I ask so that if anyone feels tempted to start on defining
the behaviour,
we can gently suggest doing the harder stuff *first* (with
examples),
thus hopefully preventing the situation where we have
multiple unfinished
80%-done definitions, and no 100%-complete formal definitions.
All the best, Nick.
Just one example - probably of the 5% very hard category:
'''''hello''' hi'' vs. '''''hi'' hello'''
Rendered in HTML, the first reads <i><b>hello</b> hi</i>, and the second reads <b><i>hi</i> hello</b>. The problem is that the meaning of the first 5 quotes changes based on the order in which the bold and italic regions close - which is not determined while scanning left-to-right.
Another example:
'''hello ''hi''' there''
MediaWiki renders this as <b>hello <i>hi</i></b><i> there</i>, properly handling overlapping formatting.

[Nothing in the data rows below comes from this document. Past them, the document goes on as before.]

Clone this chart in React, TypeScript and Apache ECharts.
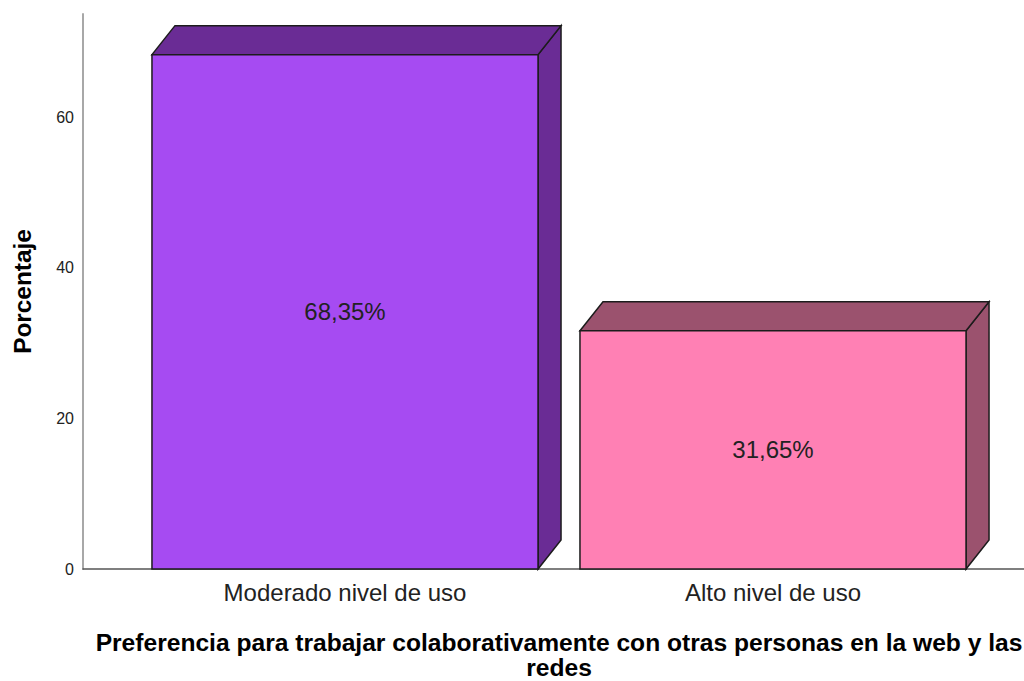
import React, { useEffect, useRef } from "react";
import * as echarts from "echarts";

const categories = ["Moderado nivel de uso", "Alto nivel de uso"];
const percentages = [68.35, 31.65];
const valueLabels = ["68,35%", "31,65%"];
const yTicks = [0, 20, 40, 60];
const frontColors = ["#a64bf2", "#ff80b4"];
const depthColors = ["#6a2c95", "#9b526e"];

const FONT = "'Liberation Sans', Arial, sans-serif";

export default function App() {
  const ref = useRef<HTMLDivElement>(null);
  useEffect(() => {
    if (!ref.current) return;
    const chart = echarts.init(ref.current, null, { renderer: "svg" });
    const DX = 23;
    const DY = 29;
    const option: any = {
      animation: false,
      backgroundColor: "#ffffff",
      textStyle: { fontFamily: FONT },
      grid: [
        { left: 131, width: 856, top: 14, bottom: 112, outerBoundsMode: "none", containLabel: false },
        { left: 83, right: 0, top: 14, bottom: 112, outerBoundsMode: "none", containLabel: false },
      ],
      xAxis: [
        {
          type: "category",
          gridIndex: 0,
          data: categories,
          axisLine: { show: false },
          axisTick: { show: false },
          axisLabel: { fontSize: 24, color: "#222", margin: 11, fontFamily: FONT },
          name: "Preferencia para trabajar colaborativamente con otras personas en la web y las\nredes",
          nameLocation: "middle",
          nameGap: 61,
          nameTextStyle: {
            fontSize: 24.6,
            fontWeight: "bold",
            color: "#000",
            lineHeight: 25,
            fontFamily: FONT,
          },
        },
        {
          type: "value",
          gridIndex: 1,
          min: 0,
          max: 1,
          axisLine: { show: true, lineStyle: { color: "#555", width: 1.5 } },
          axisTick: { show: false },
          axisLabel: { show: false },
          splitLine: { show: false },
        },
      ],
      yAxis: [
        {
          type: "value",
          gridIndex: 0,
          min: 0,
          max: 73.75,
          interval: 20,
          offset: 48,
          axisLine: { show: true, lineStyle: { color: "#a8a8a8", width: 2 } },
          axisTick: { show: false },
          splitLine: { show: false },
          axisLabel: {
            fontSize: 16,
            color: "#222",
            margin: 9,
            fontFamily: FONT,
            formatter: (v: number) => (yTicks.includes(v) ? String(v) : ""),
          },
          name: "Porcentaje",
          nameLocation: "middle",
          nameGap: 49,
          nameTextStyle: { fontSize: 24.4, fontWeight: "bold", color: "#000", fontFamily: FONT },
        },
        { type: "value", gridIndex: 1, show: false, min: 0, max: 1 },
      ],
      series: [
        {
          type: "custom",
          xAxisIndex: 0,
          yAxisIndex: 0,
          data: percentages.map((v, i) => [i, v]),
          encode: { x: 0, y: 1 },
          renderItem: (params: any, api: any) => {
            const idx = params.dataIndex;
            const cat = api.value(0);
            const val = api.value(1);
            const top = api.coord([cat, val]);
            const base = api.coord([cat, 0]);
            const band = api.size([1, 0])[0];
            const w = band * 0.902;
            const x0 = top[0] - w / 2;
            const x1 = x0 + w;
            const yT = top[1];
            const yB = base[1];
            const stroke = "#1c1c1c";
            return {
              type: "group",
              children: [
                {
                  type: "polygon",
                  shape: {
                    points: [
                      [x1, yT],
                      [x1 + DX, yT - DY],
                      [x1 + DX, yB - DY],
                      [x1, yB],
                    ],
                  },
                  style: { fill: depthColors[idx], stroke, lineWidth: 1.5 },
                },
                {
                  type: "polygon",
                  shape: {
                    points: [
                      [x0, yT],
                      [x0 + DX, yT - DY],
                      [x1 + DX, yT - DY],
                      [x1, yT],
                    ],
                  },
                  style: { fill: depthColors[idx], stroke, lineWidth: 1.5 },
                },
                {
                  type: "rect",
                  shape: { x: x0, y: yT, width: w, height: yB - yT },
                  style: { fill: frontColors[idx], stroke, lineWidth: 1.5 },
                },
                {
                  type: "text",
                  x: (x0 + x1) / 2,
                  y: (yT + yB) / 2,
                  style: {
                    text: valueLabels[idx],
                    fill: "#222",
                    font: `24px ${FONT}`,
                    align: "center",
                    verticalAlign: "middle",
                  },
                },
              ],
            };
          },
        },
      ],
    };
    chart.setOption(option);
    return () => chart.dispose();
  }, []);
  return (
    <div
      ref={ref}
      style={{ position: "fixed", left: 0, top: 0, width: 1024, height: 681, background: "#fff" }}
    />
  );
}
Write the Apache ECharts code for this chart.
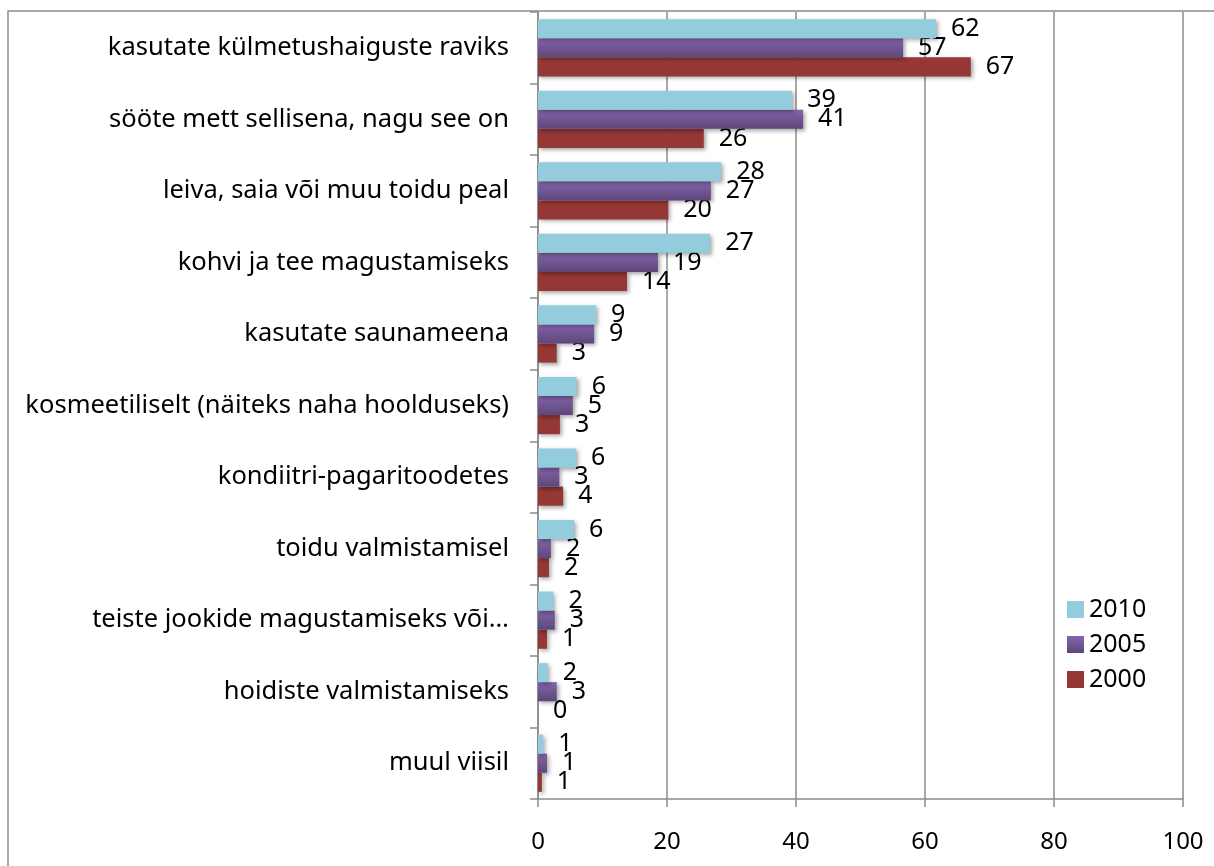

There are ways to deal with these... putting off the resolution until a later pass is the only way I know of that deals with the first one, and it's a bit touchy. Manageable, but touchy.
Think the easiest method (and nearer to be able to keep as it a single pass) is to use DOM. Guarentees valid XML output always, which I believe the MediaWiki parser doesn't always do.
Also can easly going back and fixing up the DOM tree, if the parser has made an initial wrong choice. Like
'''italics''
It might start out as <b>italics</b>, but seeing '' its can be corrected to '<i>italics</i>.
Jared